En une nuit pendant le siège de 1420, les soldats du Roy d’Aragon creusèrent dans le dur calcaire bonifacien, un escalier de 187 marches. Incroyable non ? C’est ce que dit la légende.
En cette fin d’année 1420, toute la Corse est aragonaise ; toute ? Non, une ville résiste encore à l’envahisseur. Sans potion magique, les valeureux habitants de Bunifaziu tinrent tête à Alphonse V, ce jeune roi de la dynastie des Trastamare qui s’était mis en tête de terminer la conquête de son royaume. Le Regnum Sardiniae et Corsicae qui avait été créé et donné en fief perpètuel à Jacques II d’Aragon en 1297 par le pape Boniface VIII. Alphonse V s’engagea personnellement avec des moyens importants, aidé par son lieutenant le comte de Corse Vincentellu d’Istria (qui avait reçu le titre de vice-roi de Corse). Sa flotte et ses galères, après avoir maté une révolte en Sardaigne, quittèrent Alghero le 15 juin 1420, mirent le cap sur Calvi qu’ils assiégèrent le 4 octobre 1420.
La place forte de Calvi finit par se rendre. Puis ce fut le tour de Bunifaziu à partir du 21 octobre 1420, les bombardes avec un bruit assourdissant qui terrorisent la population, tirèrent leurs boulets contre la porte d’entrée et les murs de la citadelle. Après une résistance héroîque, le siège est finalement levé le 7 janvier 1421.
Entre légende et réalité, que savons-nous ?
Déjà en 1920, Charles Ferton (1) remet en question cet exploit, il écrit qu’une faille naturelle devait déjà exister et qu’un chemin était utilisé par les habitants pour arriver à une source, d’où suinte de l’eau de la nappe phréatique de l’actuel puits Saint- Barthélémy. Il relève la présence de dépôts de coquillages et d’obsidienne, qu’il interprète comme des restes de repas des hommes du néolithique. Depuis, dans le doute, on émet des hypothèses : ce serait une réalisation des moines franciscains, ou bien des habitants eux-mêmes.
Et si c’était une entreprise de maçonnerie qui l’avait réalisé ?
Antoine Franzini (2) nous apprend que les maîtres maçons (Maestri) Clemens Colarea di Riparolio et Paolo di Brea sont cités dans un contrat pour la construction d’un escalier reliant le château à la mer.

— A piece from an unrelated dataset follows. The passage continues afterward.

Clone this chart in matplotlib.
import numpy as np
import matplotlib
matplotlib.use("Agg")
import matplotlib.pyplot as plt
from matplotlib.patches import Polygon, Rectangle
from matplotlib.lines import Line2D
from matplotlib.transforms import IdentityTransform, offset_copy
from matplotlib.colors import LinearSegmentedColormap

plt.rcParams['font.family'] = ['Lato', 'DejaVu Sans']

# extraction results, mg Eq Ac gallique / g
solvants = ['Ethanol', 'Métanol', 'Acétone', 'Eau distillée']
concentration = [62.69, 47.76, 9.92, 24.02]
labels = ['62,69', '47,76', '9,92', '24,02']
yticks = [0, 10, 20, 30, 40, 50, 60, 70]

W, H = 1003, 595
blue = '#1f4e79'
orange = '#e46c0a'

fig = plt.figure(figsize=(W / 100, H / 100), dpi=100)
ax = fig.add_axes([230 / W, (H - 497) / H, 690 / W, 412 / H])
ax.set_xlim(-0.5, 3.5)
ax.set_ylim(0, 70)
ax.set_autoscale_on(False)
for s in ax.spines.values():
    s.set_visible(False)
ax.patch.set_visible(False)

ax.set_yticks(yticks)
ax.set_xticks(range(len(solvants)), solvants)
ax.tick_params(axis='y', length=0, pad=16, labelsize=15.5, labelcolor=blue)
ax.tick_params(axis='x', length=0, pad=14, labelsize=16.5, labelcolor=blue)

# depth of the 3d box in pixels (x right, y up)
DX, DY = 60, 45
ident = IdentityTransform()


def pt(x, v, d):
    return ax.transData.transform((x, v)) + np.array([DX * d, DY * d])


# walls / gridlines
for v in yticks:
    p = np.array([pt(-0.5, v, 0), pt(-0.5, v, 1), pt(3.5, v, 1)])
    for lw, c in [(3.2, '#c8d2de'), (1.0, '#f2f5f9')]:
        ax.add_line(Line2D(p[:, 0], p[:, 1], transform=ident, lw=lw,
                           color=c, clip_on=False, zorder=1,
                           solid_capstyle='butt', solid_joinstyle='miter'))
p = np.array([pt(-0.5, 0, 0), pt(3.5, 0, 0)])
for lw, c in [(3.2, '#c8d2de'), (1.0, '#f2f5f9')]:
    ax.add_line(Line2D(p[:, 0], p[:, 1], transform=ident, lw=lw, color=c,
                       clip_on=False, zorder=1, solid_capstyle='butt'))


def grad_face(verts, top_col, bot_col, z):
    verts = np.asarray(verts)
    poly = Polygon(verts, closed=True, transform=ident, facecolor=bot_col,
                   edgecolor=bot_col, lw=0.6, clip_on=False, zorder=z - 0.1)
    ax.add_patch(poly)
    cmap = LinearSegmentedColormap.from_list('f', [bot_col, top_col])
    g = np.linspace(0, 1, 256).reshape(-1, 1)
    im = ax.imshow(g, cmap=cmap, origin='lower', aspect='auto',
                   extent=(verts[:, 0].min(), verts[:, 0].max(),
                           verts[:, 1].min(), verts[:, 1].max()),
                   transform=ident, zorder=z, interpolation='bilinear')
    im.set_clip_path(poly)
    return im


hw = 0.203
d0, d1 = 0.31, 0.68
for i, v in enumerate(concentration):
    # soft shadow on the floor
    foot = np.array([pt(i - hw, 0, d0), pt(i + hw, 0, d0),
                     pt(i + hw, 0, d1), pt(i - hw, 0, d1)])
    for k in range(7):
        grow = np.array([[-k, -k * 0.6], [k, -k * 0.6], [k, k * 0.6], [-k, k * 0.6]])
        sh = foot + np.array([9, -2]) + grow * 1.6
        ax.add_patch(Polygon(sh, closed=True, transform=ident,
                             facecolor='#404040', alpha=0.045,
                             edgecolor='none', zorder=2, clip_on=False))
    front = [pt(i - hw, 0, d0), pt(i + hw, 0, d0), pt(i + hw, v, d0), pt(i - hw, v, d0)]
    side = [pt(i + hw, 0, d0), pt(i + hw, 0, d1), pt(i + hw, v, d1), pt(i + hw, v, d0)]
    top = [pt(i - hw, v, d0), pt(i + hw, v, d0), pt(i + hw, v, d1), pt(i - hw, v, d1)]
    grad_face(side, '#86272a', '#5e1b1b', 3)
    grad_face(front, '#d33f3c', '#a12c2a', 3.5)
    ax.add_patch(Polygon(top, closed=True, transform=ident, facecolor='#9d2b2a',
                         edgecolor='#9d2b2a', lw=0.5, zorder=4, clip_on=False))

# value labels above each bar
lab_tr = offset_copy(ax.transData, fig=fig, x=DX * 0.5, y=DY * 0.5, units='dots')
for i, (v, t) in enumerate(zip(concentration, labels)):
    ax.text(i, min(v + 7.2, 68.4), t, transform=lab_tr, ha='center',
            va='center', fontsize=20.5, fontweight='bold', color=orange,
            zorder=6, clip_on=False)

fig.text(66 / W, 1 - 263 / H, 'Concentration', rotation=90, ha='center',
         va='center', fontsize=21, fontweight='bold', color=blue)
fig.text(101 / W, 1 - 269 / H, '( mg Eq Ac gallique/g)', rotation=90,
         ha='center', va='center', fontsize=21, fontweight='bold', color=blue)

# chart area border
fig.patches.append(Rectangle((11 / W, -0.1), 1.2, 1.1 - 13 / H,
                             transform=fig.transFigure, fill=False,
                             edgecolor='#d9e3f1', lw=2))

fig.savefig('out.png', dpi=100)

C’est donc dans les années 1480/1482 que des entreprises réalisèrent la reconstruction du château et la réalisation de l’escalier descendant à la source. Soixante années après le siège aragonais… ! Mais tout ceci doit rester secret, la légende est tellement plus belle…
On imagine les soldats du Roy tailler les 187 marches en une seule nuit. On ne peut que rester béats et respectueux devant un tel exploit !
(1) Ferton Ch. L’escalier du Roi d’Aragon à Bonifacio (Corse). In: Bulletin de la Société préhistorique de France, tome 6, n°5, 1909. (2) Antoine Franzini, La Corse du XVe siècle (14331483). Politique et société, Ajaccio, Éditions Alain Piazzola, 2005, p. 433.
Remerciement pour l’aide précieuse apportée par Antoine Franzini et Philippe Colombani.
In u 1420 mentre l’assediu di Bunifaziu, i suldati di u Rè Aragunese zucconu 187 scalini in una notte. L’affare ùn pare vera… Serà una fola ? una lighjenda ? Serianu i frati di u cunventu di San Francescu ch’averianu sculpitu i scalini per fallà à a surghente d’acqua chì sgotta da a nappa freatica sottu à u boscu, u locu induve oghje ferma u pozzu « Saint Barthélémy. » È s’ella fussi stata un entrapresa ? Grazia à l’aiutu di i nostri amichi prufessori sturiani Filippu Colombani è Tony Franzini, chì ci anu indittatu i ducumenti, avemu a prova chì a ricustruzione di u Castellu accant’à u turrione è i scalini funu l’opera di Maestri muratori in lu quindicesimu seculu.